M43 → Full Frame Converter
Enter your M43 focal length and aperture to see full-frame equivalents. Two different "equivalences" are explained below.
FF equivalent focal length
× 2 crop factor
DOF equivalent aperture
× 2 (same depth of field on FF)
Light equivalent aperture
× √2 ≈ 1.4 (same exposure on FF)
M43 aperture (your input)
DOF equivalence (×2): to get the same angle of view and the same depth of field on full frame, you need to open up two stops. An M43 f/1.2 is equivalent to FF f/2.4 for depth of field.
Light equivalence (×√2): the sensor area difference between M43 and FF is ×4, but the f-stop system already accounts for the same exposure per unit area. To match total light gathered (relevant for noise), you need ×√2 ≈ 1.4 stops. so M43 f/1.2 gathers the same total light as FF f/1.7.
These are different questions. photographers often confuse them.
The 2x crop factor
Micro Four Thirds sensors measure approximately 17.3mm × 13mm. A full-frame sensor measures 36mm × 24mm. The diagonal ratio between the two is approximately 2:1, which is why M43 is called a 2x crop format.

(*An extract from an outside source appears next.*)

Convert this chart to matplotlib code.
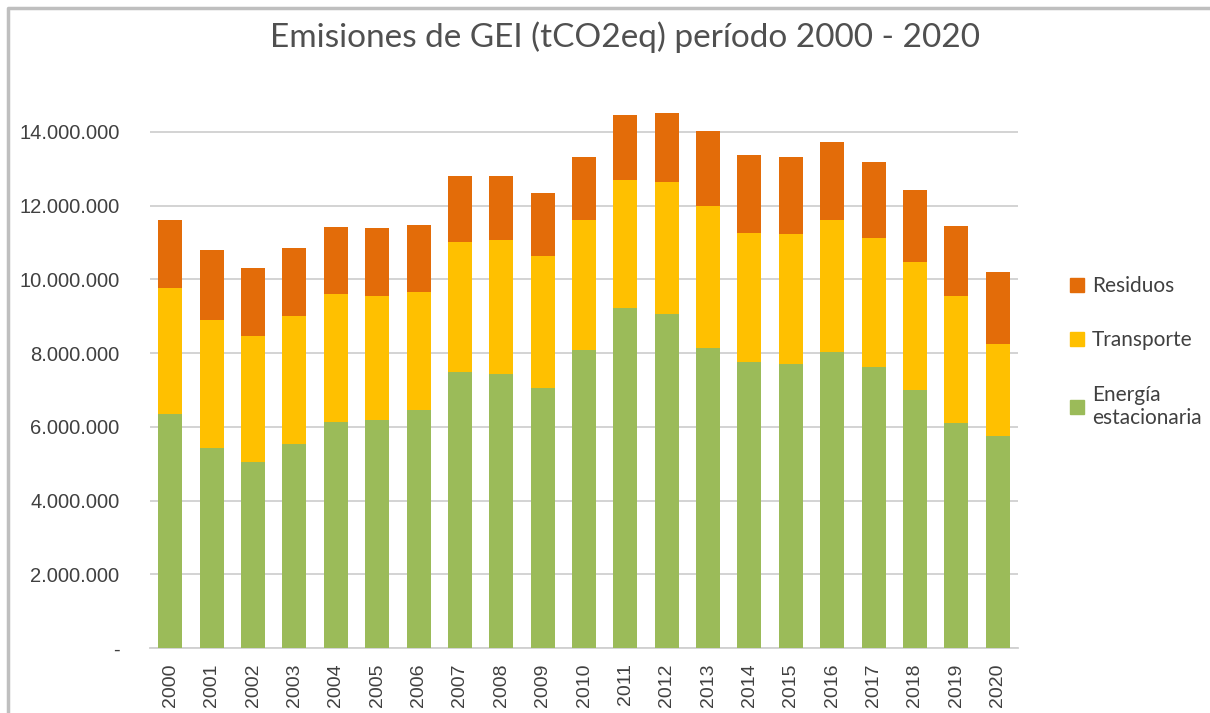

For angle of view, this is straightforward. A 25mm lens on M43 gives the same angle of view as a 50mm lens on full frame. Multiply your M43 focal length by 2 to get the equivalent full-frame focal length.
Two types of equivalence
Focal length equivalence is simple. Aperture equivalence is more complicated because there are two different things aperture affects: depth of field and light gathering. They follow different multipliers.
Depth of field equivalence
Depth of field is determined by the physical size of the entrance pupil, not the f-number. The entrance pupil is focal length divided by f-number. To get the same depth of field on full frame as you get on M43, you need to open up by 2 stops. An M43 f/1.2 gives the same depth of field as a full-frame f/2.4 lens.
This is the equivalence most relevant to portrait and subject isolation work. If you are trying to replicate a specific look, use the DOF column from the calculator above.
Light equivalence
The f-stop system is defined so that the same f-number gives the same exposure per unit area regardless of sensor size. That means f/1.2 on M43 and f/1.2 on full frame give the same exposure in the same light. No conversion needed for exposure.
What differs is total light gathered. A full-frame sensor has roughly 4x the area of an M43 sensor, which means it collects more total photons at any given f-number. This affects noise, dynamic range, and the signal-to-noise ratio, not exposure. To match total light gathered, multiply by the square root of the sensor area ratio (approximately √2 ≈ 1.4). So M43 f/1.2 gathers the same total light as FF f/1.7.
Which one matters for you?
For most photography decisions, the DOF equivalence is what matters. If you are deciding between lenses or comparing M43 gear to full-frame reviews, use the DOF column.
The light equivalence matters when evaluating high-ISO noise comparisons between formats. Review sites that compare M43 and FF noise at the same f-number are not making a fair comparison from a total-light perspective. Adjusting by √2 gives a fairer basis.